Like its perspiring star, the series can’t help but be its goofy self. It exudes its simple nature from its very pores. When it hits upon a winning gag, it goes back to it again and again. (Apparently the only rule in drag racing is that whoever is the last to use nitrous oxide—“Nos” in the movie’s parlance—wins.) There is only one overarching theme, which is that the most important thing in life is family. In the world of The Fast and the Furious, this turns the liberal American dream into liberal America’s wildest fantasy, a super-multicultural cast that, with the latest installment, now ranges from Dame Helen Mirren to the Puerto Rican Reggaeton star Don Omar.

So far, Fate has received mixed reviews. The admirers predictably point out the over-the-top stunts, which are the highlights of every movie. At Rolling Stone, Peter Travers writes, “The pop-absurdist finale, set on a Russian glacier, is a digital hellzapoppin. And isn’t that all we want from these speed chasers?” The Village Voice is astounded that the scene in Siberia somehow managed to top even the skyscraper jump in Furious 7: “Nothing in all of the Fast and Furious movies has ever felt bigger or more ridiculous.”

But 16 years after the first installment, reviewers have also found the eighth film too long, too repetitive, and just too damn much. The movie “burns fuel quickly,” Richard Lawson says at Vanity Fair, and makes “one yearn for the smaller, more terrestrial exploits of a younger Dominic Toretto.” Richard Roper over at Chicago Sun-Times writes, “Fast and Furious? More like Slow and Ponderous,” claiming that the movie “drags down the franchise.”

But to pit the movies against one another is the wrong way of looking at the franchise. There are endless lists ranking The Fast and the Furious movies, but these films do not shine in separation. Like a real family, they are at their strongest when taken in toto. For example, Tokyo Drift, the third installment, is usually panned as the worst of the films. But it also brought us the delectable Han (Sung Kang), who is one of the series’ most charismatic and beloved characters. (In doing research for this piece I found out that Han’s full name is a wince-worthy dad joke: Han Seoul-Oh.)

And like all important friendships, the films grow with time. The first movie may have been bad, but it has since become an improbable source of nostalgia. We wouldn’t care about Dom (Vin Diesel) turning on his family in Fate if it weren’t for the bonds that were established in the first movie. The heist in Fast Five—in which they use two cars to rip an enormous metal safe from a police station and drag it through the streets of Rio—wouldn’t have impressed if it weren’t for the fact that the crew was stealing DVD players from a truck a few films prior. Michelle Rodriguez scowling and yelling, “DOM!” triggers so many associations in subsequent movies because we were so memorably introduced to it in the first—it is the kind of punch-line that provokes laughter even before it lands.

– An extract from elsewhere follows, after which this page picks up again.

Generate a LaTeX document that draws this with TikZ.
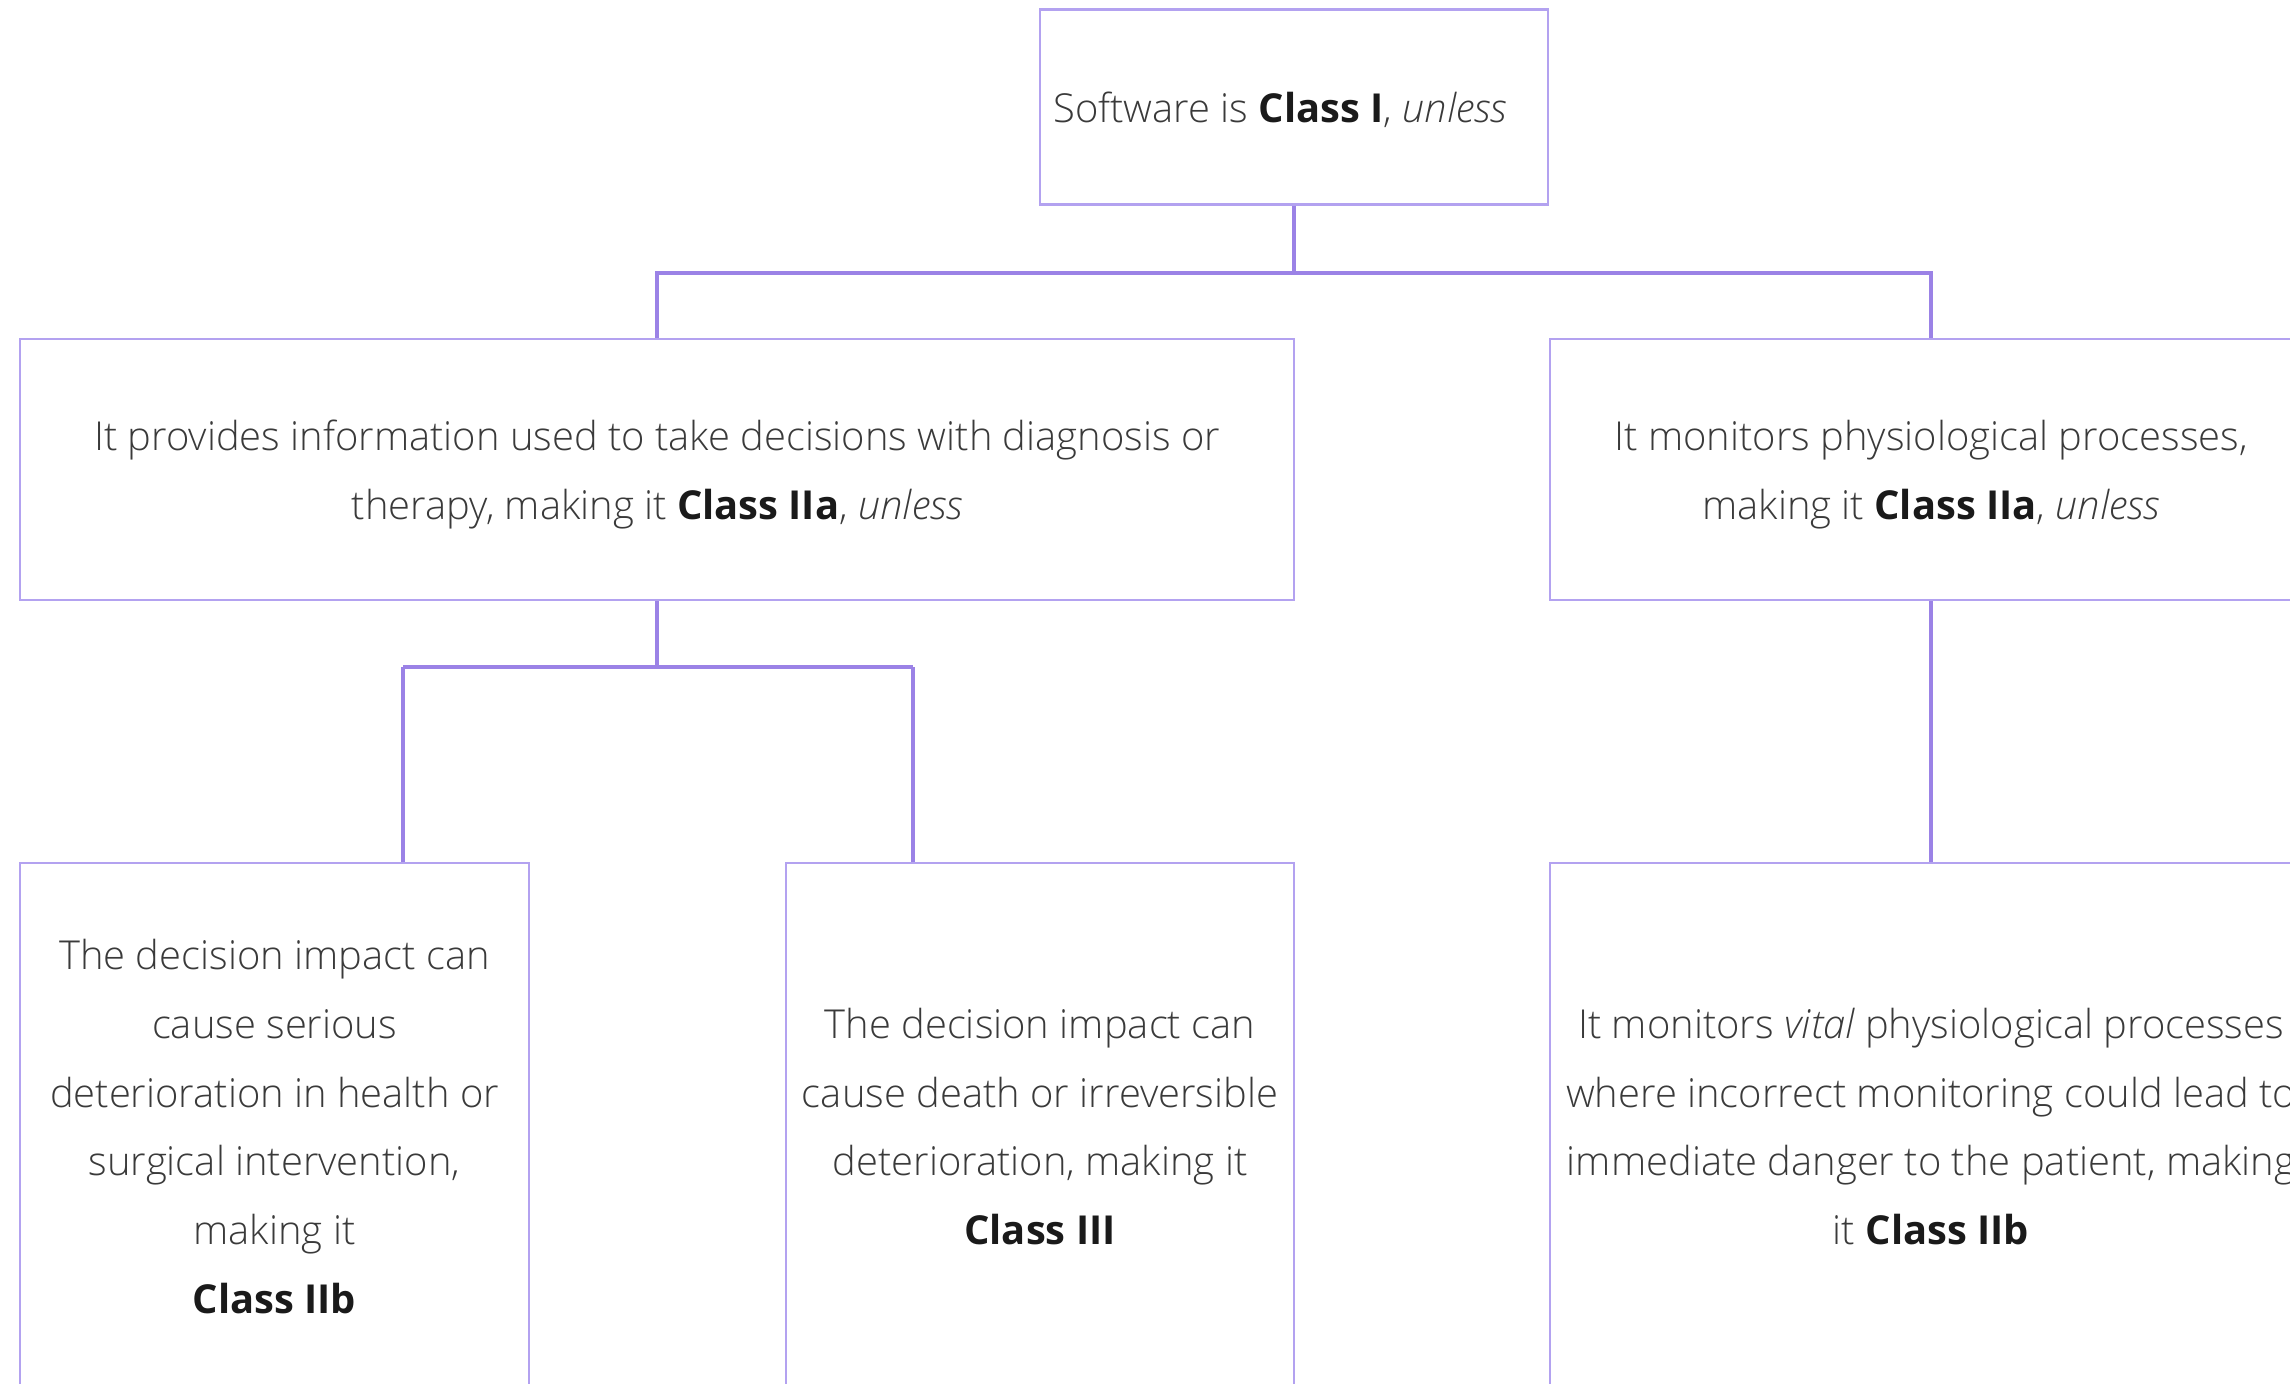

The Fast and the Furious, Universal Pictures

Like other franchises, The Fast and the Furious has created a world that exists outside the actual events of any given movie and that colors the experience of watching them. Part of the joy of watching Fate is to see how it plays with the audience’s expectations. When Dom wins the obligatory drag race (Cuban edition, featuring Cuban Nos), he declines to take his opponent’s car as spoils, settling instead for his respect. It’s a nod to the first film, when Brian—played by Paul Walker, who died in an off-screen car crash in 2013—tells Dom he is racing him not for the cash, but for Dom’s respect. “To some people that’s more important,” Brian says. It was a terrible line then, and it’s a terrible line now, but it’s our terrible line and we love it.

Like a good car the series needs all of its parts to work. And also like a car, if you keep adding more parts, it only works better. (I know nothing about cars.) On its own, Fate surely has its flaws. It’s not much more than a plastic bottle of supermarket vodka. But combine it with a pack of brandless cigarettes and brandless crushed pineapple and you have yourself a pineapple vodka and a smoke. If that’s not the American dream, then I don’t know what is.